DATA PROVIDED:

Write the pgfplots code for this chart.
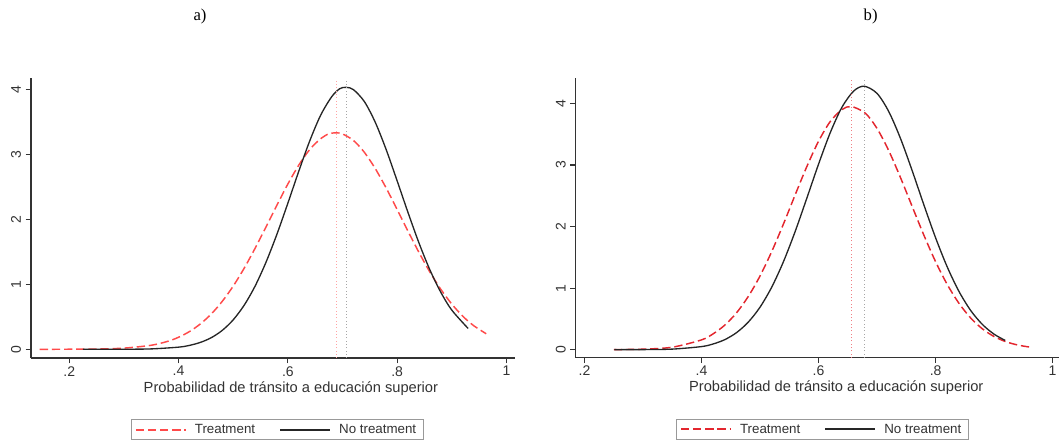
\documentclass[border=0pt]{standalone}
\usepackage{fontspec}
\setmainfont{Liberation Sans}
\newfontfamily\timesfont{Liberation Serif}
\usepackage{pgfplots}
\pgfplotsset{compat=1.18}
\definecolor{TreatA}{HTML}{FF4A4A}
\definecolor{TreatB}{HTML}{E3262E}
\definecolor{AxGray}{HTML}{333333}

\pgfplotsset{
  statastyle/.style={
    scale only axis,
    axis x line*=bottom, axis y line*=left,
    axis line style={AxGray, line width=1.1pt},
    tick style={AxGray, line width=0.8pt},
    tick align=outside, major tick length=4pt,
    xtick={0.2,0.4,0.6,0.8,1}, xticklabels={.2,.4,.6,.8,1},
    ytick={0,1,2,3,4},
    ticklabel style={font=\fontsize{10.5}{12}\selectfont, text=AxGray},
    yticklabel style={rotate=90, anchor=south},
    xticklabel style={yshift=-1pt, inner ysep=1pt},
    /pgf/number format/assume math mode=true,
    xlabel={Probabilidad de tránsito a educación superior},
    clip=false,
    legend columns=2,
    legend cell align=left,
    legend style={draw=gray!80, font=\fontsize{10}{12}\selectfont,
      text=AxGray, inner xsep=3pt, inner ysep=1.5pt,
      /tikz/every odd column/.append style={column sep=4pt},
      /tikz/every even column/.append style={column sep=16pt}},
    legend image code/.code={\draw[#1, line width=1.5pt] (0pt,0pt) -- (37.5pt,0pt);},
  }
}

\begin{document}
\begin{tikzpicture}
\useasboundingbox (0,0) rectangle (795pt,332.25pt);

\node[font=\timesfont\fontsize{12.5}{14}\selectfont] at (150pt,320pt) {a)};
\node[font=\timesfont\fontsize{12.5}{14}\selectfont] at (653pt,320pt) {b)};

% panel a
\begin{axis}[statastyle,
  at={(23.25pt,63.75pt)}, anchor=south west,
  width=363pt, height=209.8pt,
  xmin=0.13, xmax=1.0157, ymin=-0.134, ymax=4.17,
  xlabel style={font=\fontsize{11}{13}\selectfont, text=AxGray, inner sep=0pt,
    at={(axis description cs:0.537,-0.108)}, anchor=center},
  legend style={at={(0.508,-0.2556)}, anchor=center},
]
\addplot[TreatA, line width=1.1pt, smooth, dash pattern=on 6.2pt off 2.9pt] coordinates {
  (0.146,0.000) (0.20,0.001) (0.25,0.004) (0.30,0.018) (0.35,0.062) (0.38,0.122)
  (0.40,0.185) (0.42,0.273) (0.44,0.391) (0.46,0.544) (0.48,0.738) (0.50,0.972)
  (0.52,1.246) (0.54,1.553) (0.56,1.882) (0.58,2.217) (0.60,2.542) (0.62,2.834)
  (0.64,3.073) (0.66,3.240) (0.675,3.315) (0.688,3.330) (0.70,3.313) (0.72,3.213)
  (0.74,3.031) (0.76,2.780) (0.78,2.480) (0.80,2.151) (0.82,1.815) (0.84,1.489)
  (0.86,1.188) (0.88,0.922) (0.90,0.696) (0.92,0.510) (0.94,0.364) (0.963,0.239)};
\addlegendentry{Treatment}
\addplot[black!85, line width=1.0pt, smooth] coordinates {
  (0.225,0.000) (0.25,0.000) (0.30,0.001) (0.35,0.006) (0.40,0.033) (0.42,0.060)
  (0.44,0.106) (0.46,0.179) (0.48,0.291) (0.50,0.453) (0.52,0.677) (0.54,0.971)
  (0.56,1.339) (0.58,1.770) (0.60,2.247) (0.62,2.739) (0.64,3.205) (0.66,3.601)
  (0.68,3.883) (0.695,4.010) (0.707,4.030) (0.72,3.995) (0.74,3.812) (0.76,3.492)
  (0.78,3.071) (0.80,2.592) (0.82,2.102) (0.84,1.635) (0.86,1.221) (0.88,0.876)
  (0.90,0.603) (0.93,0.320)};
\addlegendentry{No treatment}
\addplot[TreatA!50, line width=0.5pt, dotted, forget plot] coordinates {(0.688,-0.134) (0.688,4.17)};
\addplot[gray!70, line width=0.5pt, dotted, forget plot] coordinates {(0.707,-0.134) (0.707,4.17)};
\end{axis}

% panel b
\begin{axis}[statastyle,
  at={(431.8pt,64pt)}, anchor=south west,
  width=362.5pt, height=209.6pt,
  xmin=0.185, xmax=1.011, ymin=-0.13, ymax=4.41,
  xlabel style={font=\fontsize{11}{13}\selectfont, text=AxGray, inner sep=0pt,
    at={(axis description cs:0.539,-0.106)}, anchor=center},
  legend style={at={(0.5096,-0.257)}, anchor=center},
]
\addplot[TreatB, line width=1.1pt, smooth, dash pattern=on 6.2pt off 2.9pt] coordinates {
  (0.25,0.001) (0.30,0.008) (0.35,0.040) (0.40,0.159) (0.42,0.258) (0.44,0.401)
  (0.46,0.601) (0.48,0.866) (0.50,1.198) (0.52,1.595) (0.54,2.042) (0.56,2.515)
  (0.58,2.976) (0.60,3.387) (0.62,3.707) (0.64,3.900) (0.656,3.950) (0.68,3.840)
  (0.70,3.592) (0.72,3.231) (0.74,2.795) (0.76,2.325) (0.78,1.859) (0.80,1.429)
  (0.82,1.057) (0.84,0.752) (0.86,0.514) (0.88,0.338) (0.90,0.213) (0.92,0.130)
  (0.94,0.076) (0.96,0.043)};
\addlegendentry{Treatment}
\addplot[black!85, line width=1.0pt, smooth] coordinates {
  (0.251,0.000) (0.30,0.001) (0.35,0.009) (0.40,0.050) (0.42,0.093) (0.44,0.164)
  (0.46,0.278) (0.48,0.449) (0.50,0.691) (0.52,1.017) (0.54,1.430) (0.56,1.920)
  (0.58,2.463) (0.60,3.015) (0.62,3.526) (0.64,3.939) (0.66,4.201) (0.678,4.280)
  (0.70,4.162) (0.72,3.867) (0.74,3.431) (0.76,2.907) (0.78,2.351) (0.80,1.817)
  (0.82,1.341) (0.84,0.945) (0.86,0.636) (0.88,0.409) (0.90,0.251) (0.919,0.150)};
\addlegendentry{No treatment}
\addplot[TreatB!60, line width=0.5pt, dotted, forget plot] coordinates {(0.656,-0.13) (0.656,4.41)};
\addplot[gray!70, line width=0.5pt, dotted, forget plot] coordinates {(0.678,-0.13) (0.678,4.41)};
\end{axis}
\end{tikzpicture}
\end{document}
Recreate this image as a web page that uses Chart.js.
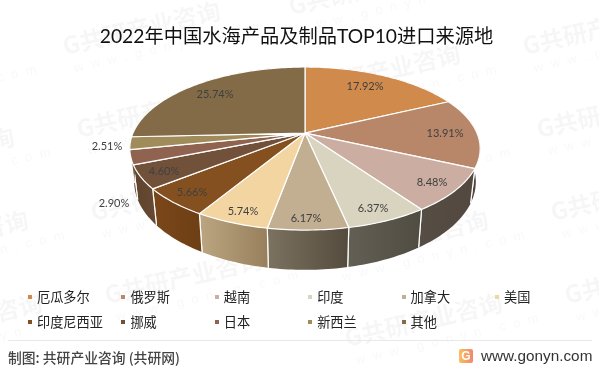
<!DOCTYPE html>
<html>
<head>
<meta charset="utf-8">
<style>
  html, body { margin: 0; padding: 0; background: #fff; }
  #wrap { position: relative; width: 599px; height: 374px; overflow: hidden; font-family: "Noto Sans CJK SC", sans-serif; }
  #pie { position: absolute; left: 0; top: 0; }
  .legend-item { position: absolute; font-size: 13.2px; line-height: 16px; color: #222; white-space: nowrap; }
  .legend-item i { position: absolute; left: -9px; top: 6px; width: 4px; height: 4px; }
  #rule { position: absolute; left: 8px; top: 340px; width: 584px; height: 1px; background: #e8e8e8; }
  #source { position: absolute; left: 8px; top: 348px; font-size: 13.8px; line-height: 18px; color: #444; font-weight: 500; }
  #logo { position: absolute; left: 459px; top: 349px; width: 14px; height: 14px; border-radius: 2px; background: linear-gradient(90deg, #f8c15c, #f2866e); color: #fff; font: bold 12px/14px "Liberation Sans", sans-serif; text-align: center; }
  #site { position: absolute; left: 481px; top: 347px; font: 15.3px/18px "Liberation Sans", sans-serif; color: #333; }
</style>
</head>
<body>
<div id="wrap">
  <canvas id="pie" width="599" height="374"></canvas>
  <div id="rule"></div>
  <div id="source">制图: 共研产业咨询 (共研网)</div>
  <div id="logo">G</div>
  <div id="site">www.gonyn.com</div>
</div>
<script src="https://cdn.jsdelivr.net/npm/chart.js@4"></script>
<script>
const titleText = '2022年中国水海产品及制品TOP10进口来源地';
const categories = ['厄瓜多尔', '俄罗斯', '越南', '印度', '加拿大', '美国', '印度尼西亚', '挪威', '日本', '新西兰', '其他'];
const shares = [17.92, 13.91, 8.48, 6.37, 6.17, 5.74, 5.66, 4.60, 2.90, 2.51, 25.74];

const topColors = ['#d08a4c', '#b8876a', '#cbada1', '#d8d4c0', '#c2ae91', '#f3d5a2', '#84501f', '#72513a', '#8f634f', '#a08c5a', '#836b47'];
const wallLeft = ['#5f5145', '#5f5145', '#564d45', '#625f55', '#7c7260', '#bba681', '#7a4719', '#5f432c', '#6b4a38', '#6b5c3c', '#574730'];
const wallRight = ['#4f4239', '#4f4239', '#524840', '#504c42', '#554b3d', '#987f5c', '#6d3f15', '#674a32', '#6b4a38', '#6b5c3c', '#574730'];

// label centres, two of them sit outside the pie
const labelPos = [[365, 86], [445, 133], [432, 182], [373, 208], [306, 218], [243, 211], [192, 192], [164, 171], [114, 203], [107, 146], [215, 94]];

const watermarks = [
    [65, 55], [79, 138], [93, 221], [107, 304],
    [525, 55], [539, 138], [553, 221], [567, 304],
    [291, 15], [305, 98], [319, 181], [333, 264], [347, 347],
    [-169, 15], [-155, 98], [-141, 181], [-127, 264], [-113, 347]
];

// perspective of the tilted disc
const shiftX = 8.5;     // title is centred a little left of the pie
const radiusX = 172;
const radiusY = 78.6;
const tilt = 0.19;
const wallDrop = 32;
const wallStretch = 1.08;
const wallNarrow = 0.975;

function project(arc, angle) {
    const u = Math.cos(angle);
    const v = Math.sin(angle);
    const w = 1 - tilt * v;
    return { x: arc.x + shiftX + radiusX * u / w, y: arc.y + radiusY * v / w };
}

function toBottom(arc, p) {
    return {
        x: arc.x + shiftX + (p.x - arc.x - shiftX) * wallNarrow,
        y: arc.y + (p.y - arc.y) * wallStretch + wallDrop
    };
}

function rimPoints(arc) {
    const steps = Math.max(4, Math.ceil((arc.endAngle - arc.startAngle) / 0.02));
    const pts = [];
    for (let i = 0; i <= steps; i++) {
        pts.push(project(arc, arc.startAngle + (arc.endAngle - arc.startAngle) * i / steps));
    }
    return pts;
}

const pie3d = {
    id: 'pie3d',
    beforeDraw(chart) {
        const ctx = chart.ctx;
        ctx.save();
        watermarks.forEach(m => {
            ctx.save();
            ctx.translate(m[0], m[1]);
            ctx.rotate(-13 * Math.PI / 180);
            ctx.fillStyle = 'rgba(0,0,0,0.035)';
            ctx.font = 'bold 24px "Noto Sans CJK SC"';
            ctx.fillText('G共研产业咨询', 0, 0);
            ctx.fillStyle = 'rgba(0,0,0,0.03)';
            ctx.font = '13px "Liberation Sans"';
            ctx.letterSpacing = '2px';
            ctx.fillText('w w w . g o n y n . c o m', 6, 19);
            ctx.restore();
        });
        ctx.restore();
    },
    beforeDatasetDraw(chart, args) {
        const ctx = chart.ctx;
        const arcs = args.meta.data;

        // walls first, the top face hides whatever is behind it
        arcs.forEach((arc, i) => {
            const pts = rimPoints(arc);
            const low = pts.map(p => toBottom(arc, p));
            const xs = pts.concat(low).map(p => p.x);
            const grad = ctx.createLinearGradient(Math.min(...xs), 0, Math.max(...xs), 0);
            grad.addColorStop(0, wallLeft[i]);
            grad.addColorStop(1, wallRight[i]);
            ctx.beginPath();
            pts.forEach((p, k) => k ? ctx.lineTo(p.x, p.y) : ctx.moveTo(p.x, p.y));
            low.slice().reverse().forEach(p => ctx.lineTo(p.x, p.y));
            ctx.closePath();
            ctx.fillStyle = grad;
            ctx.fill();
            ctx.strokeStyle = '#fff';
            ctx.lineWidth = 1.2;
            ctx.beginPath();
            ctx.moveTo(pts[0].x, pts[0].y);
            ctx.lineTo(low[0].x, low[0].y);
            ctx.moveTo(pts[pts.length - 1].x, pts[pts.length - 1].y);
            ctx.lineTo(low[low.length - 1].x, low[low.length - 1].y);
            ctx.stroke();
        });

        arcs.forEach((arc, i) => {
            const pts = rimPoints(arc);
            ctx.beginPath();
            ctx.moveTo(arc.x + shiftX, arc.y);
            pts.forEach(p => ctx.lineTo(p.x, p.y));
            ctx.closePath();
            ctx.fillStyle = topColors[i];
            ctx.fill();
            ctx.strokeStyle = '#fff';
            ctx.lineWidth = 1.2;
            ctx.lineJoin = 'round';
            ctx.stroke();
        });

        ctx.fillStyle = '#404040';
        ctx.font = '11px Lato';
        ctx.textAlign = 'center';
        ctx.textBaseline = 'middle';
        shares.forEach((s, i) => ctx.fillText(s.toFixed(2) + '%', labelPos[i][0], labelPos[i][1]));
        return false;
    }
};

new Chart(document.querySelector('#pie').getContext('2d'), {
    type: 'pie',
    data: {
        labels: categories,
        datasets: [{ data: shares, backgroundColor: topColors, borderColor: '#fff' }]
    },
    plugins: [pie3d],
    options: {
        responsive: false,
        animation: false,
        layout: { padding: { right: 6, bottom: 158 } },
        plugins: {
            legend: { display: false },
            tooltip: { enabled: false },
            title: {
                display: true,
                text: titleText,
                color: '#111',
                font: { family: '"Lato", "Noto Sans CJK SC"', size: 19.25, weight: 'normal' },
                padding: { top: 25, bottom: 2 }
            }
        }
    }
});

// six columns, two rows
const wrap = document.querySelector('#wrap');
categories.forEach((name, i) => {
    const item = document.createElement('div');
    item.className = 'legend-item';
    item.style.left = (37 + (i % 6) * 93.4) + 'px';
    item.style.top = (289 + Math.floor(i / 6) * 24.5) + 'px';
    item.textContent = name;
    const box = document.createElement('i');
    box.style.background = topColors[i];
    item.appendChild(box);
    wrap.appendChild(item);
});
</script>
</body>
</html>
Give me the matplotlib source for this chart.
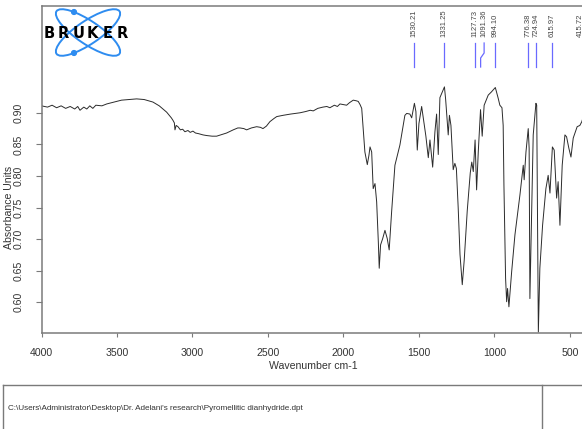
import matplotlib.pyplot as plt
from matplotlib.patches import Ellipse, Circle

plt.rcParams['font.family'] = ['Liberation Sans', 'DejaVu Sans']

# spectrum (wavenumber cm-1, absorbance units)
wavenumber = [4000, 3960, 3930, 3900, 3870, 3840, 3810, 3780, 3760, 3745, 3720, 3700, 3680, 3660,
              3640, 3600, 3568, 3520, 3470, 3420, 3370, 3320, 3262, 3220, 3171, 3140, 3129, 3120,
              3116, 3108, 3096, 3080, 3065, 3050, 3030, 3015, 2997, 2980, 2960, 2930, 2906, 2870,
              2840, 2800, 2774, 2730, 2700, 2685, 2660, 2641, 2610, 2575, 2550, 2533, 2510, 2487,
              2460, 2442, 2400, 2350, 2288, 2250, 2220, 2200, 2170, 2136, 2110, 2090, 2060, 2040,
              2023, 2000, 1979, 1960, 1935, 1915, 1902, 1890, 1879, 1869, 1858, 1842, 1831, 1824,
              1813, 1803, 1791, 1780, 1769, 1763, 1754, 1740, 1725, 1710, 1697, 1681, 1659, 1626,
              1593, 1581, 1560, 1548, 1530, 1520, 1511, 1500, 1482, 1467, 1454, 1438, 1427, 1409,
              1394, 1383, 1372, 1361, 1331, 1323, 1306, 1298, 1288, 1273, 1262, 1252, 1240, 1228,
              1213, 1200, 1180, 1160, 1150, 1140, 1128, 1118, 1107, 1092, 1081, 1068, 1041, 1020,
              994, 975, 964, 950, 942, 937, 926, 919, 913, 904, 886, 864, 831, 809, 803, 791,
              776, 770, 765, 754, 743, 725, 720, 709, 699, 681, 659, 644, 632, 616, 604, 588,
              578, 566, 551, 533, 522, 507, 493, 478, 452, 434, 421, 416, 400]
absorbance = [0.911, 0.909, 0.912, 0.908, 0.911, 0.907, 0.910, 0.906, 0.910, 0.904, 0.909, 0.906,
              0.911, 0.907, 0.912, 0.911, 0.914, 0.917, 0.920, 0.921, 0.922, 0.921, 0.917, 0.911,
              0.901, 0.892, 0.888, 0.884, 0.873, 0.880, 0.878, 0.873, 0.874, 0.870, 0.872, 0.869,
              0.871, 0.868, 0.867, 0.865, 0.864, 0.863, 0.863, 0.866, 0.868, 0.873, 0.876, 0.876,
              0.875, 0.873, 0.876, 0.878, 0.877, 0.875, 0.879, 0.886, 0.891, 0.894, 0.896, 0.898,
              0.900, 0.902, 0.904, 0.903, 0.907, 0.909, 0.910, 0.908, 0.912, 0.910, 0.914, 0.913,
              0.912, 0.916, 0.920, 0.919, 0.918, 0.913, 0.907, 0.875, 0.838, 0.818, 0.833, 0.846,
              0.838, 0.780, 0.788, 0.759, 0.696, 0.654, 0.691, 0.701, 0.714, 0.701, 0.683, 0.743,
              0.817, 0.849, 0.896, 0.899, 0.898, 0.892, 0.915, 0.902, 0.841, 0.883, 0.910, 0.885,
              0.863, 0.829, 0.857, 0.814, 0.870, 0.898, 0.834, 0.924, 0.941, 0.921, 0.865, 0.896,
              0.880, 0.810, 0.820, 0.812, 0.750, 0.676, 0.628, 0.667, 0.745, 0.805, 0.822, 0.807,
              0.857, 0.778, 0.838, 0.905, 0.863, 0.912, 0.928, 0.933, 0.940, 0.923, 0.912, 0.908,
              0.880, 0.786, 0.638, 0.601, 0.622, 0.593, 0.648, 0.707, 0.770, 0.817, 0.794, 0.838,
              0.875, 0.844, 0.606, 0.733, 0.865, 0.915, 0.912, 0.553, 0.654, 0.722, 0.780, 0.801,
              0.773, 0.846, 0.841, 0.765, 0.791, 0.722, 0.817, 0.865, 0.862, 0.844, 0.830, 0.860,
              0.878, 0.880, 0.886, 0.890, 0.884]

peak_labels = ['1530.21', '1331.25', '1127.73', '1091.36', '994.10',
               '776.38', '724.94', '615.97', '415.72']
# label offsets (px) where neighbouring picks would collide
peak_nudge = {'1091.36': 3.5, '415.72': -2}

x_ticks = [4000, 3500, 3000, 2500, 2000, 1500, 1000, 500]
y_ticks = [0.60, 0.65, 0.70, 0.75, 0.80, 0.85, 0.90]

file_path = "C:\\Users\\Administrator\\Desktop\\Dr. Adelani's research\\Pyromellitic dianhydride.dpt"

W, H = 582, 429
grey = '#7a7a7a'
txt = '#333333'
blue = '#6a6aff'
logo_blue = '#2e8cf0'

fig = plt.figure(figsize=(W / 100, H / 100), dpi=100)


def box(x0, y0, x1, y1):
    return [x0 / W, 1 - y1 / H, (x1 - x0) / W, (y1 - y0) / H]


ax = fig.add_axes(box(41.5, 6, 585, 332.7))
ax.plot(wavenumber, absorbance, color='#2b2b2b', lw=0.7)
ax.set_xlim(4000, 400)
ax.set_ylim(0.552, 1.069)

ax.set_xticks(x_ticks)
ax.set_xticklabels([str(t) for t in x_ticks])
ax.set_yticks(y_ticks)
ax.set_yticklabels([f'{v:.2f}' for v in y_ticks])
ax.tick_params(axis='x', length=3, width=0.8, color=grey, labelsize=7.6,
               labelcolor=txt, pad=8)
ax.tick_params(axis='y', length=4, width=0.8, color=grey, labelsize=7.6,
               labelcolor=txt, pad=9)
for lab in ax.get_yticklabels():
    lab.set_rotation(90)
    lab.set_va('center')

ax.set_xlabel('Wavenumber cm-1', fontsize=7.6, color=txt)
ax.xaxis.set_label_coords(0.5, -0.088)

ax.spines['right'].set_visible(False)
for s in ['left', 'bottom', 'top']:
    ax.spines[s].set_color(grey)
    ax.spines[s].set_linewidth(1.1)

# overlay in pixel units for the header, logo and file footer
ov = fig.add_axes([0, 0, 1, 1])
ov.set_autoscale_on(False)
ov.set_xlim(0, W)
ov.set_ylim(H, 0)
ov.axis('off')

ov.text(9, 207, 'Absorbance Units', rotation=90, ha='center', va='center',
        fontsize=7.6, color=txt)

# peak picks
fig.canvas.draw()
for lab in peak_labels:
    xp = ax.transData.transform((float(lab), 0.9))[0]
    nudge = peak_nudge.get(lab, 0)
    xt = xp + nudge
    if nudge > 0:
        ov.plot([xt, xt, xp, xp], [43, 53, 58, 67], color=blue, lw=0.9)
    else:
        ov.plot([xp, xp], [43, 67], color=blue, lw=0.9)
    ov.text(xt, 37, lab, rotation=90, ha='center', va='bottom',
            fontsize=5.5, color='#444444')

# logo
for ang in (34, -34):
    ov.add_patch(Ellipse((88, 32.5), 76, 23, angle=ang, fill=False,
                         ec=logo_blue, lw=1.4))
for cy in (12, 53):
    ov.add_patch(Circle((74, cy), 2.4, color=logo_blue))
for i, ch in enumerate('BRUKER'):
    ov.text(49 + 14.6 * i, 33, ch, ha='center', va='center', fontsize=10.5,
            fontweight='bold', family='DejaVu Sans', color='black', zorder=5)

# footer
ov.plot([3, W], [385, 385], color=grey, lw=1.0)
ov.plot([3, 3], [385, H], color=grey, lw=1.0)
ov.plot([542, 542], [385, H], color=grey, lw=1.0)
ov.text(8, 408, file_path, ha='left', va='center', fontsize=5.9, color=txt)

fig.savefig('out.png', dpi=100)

TASK REQUIREMENTS:
Retype exactly the lines from the one with "Give me the matplotlib source for this chart." through the one with "plt.rcParams['font.family'] = ['Liberation", both included, and nothing else; leave out the pictures.

EXERCISE ANSWER:
Give me the matplotlib source for this chart.
import matplotlib.pyplot as plt
from matplotlib.patches import Ellipse, Circle

plt.rcParams['font.family'] = ['Liberation Sans', 'DejaVu Sans']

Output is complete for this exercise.